Cyberwarfare was discussed, too. Indira Lakshmanan, a generally sensible Bloomberg reporter, argued that if Americans use cyberweapons, “let´s not think that the Iranians themselves won´t learn from what we´ve done to them and couldn´t release similar bugs on us with potentially devastating consequences. So that´s something we really need to think about.”

Let´s start by considering whether it is plausible that Iran’s rulers, the world’s leading sponsors of terrorism, would conclude that it’s not quite fair to use such weapons — if only Americans would refrain from using them first.

Lakshmanan´s thinking was befuddled on another score as well: “If we´re sitting at the table with [Iranians] in Moscow next week how are they going to believe that we´re actually trying to negotiate a nuclear deal with them if at the same time we´re admitting openly that we´re engaged in outright cyberwarfare with them?”

Maybe because that cyberwarfare is aimed at preventing Iran’s rulers — who openly proclaim it their sacred duty to rid the world of such “evils” as Israel and America — from acquiring nuclear weapons.
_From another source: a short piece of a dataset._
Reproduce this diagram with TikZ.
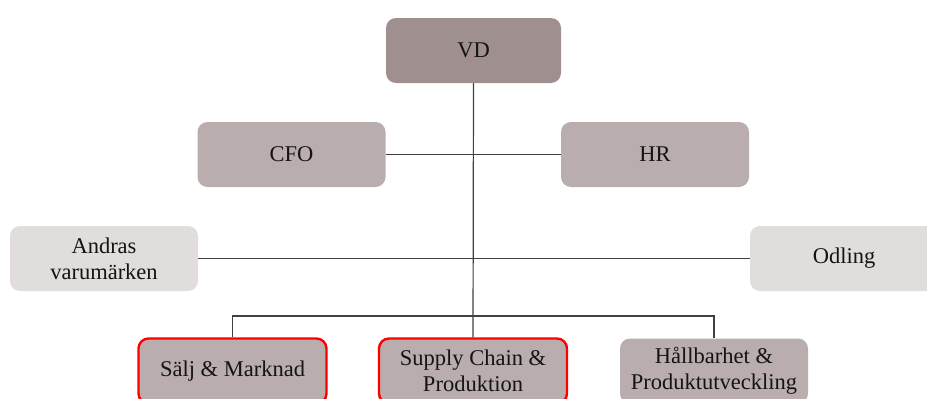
\documentclass[tikz,border=0pt]{standalone}
\usepackage{fontspec}
\setmainfont{Liberation Serif}
\begin{document}
\begin{tikzpicture}[x=1pt,y=-1pt,
  box/.style={rectangle,rounded corners=10pt,minimum width=188pt,minimum height=65pt,
    inner sep=2pt,align=center,text=black!92,font=\fontsize{22.5}{26}\selectfont},
  top/.style={box,fill={rgb,255:red,160;green,143;blue,143},minimum width=175pt},
  mid/.style={box,fill={rgb,255:red,185;green,173;blue,173}},
  side/.style={box,fill={rgb,255:red,225;green,221;blue,220}},
  key/.style={mid,draw={rgb,255:red,255;green,0;blue,0},line width=2.4pt},
  link/.style={draw=black!75,line width=1.2pt}]
\useasboundingbox (0,0) rectangle (927,399);
\clip (0,0) rectangle (927,399);
% boxes
\node[top]  (vd)     at (473.5,50.5)  {VD};
\node[mid]  (cfo)    at (291.5,154.5) {CFO};
\node[mid]  (hr)     at (655,154.5)   {HR};
\node[side] (andras) at (104,258.5)   {Andras\\varumärken};
\node[side] (odling) at (844,258.5)   {Odling};
\node[key]  (salj)   at (232.5,371)   {Sälj \& Marknad};
\node[key]  (supply) at (473,371)     {Supply Chain \&\\Produktion};
\node[mid]  (hall)   at (714,371)     {Hållbarhet \&\\Produktutveckling};
% connectors
\coordinate (bus) at (473,316);
\draw[link] (cfo.east) -- (hr.west);
\draw[link] (andras.east) -- (odling.west);
\draw[link] (vd.south) -- (supply.north);
\draw[link] (salj.north) |- (bus) -| (hall.north);
\end{tikzpicture}
\end{document}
And maybe because what we’re offering, in exchange for a halt to their nuclear weapons program, is an end to such cyberwarfare, as well as the lifting of economic sanctions, a form of economic warfare. What other deal (a) has not been offered and (b) could have the slightest chance of appealing to Iranian Supreme Leader Ayatollah Ali Khamenei?

The New York Times´ David Sanger, a skilled reporter, chimed in with this dubious analysis: “If a drone is very good at taking out a living room full of terrorists, if a cyberweapon is very good at taking out an underground centrifuge site, over the long term, do you really solve the problem or do you raise such resentments that you drive the Pakistanis to end up supporting al-Qaida more, that you drive the Iranians further underground with their nuclear program?”

Of course, resentments are also raised whenever we speak out against the hangings of homosexuals in Iran, the mass murder of black Muslims in Sudan, and the burning of Christian churches in Egypt; also, whenever we “insult Islam” with a novel or cartoon, or applaud “satanic” performers like Lady Gaga. If we were to repeal the First Amendment and stop defending ourselves, would we then be loved?

There was a time during World War II when Winston Churchill believed the West was close to defeat. For free peoples to prevail against determined despots, he said, would require that they regain their “moral health and martial vigor.” In that sense, perhaps the war of the present is not so different from wars of the past.